The locals are finding that the donkeys are wearing out too quickly. Donkey legs naturally abhor bending and so, after a lifetime of burden and knee flexing on the one side of their body, the donkeys die of sadness.


Simply breed a new type of donkey: one that has two long legs on the left side of his body and two shorter legs on the right. To this new wunderdonk, climbing the steep hill in question (or any steep hill for that matter) would be a piece of cake! And donkeys don't even like cake! Any steep sideways incline would appear perfectly level to them.

Obviously, once these fantastic new creatures reached the top of the hill, they would have to turn around and walk back down. This presents another problem that could be solved by what I like to call the Padded Donkey Ball. Another story for another time...

Markle, Apr 05 2006

Sidehill Gouger http://en.wikipedia...iki/Sidehill_Gouger
Not an invention, and well enough known to have a wikipedia article. [jurist, Apr 06 2006]


       The problem I see is that they would be fine going up, but when they try to go down, they will tip over.   

       //And donkeys don't even like cake!//   

       Yes they do.
DesertFox, Apr 05 2006

       But these will be special selectivelly-bred donkeys with a particular affinity for trotting backwards down the hill, [DF].   

       Trifle, my donkey *loves* trifle.
methinksnot, Apr 05 2006

       Just get them walk back down the hill spiralling the other way i.e. one path up (say, clockwise), and one path down (anticlockwise).   
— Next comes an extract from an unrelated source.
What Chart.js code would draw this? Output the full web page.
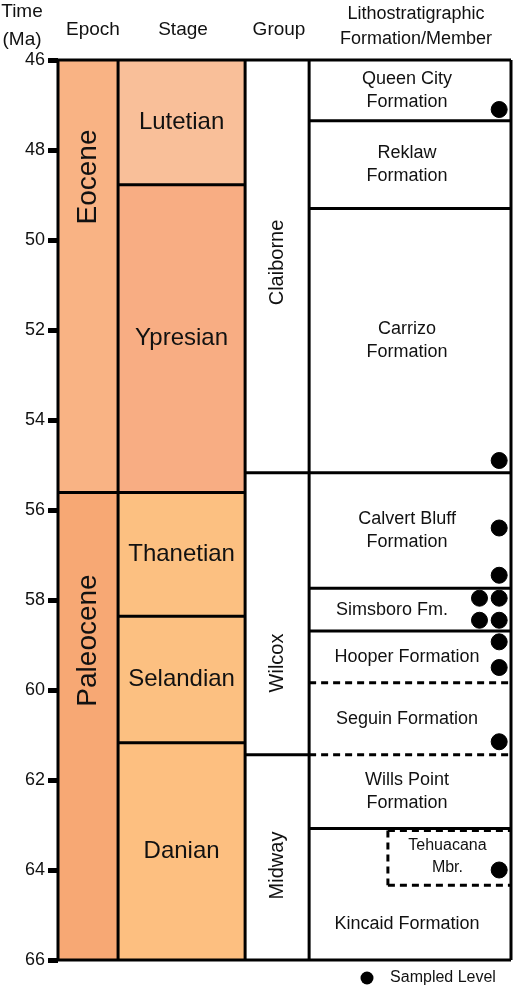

       This might just solve the original problem, without need for crazy breeding.   

       Man says to lop-sided donkey: "fancy going the other way up the hill today?"   

       Donkey replies: "I'm inclined not to".
Texticle, Apr 06 2006

methinksnot, Apr 06 2006

       The upward path and the downward path would both have to be right-turning, clockwise as seen from above. They would probably intersect one or more times.   

       If paths are constructed, they might as well be made level, side-to-side. The donkeys could be bred in two varieties, one riding uphill and one for riding downhill.   

       If there are no paths, the legs that are shorter on one side would be very useful, as history proves. Ozark folktales include stories of sidehill cows, and describe the difficulties when a left-side cow and a right-side cow meet head-on. Scottish folklore includes a wild animal roaming the hillsides in the in the Highlands, supposedly called a "haggis".
baconbrain, Apr 06 2006

       These donkeys are up to something, I know it. They move in some very strange circles.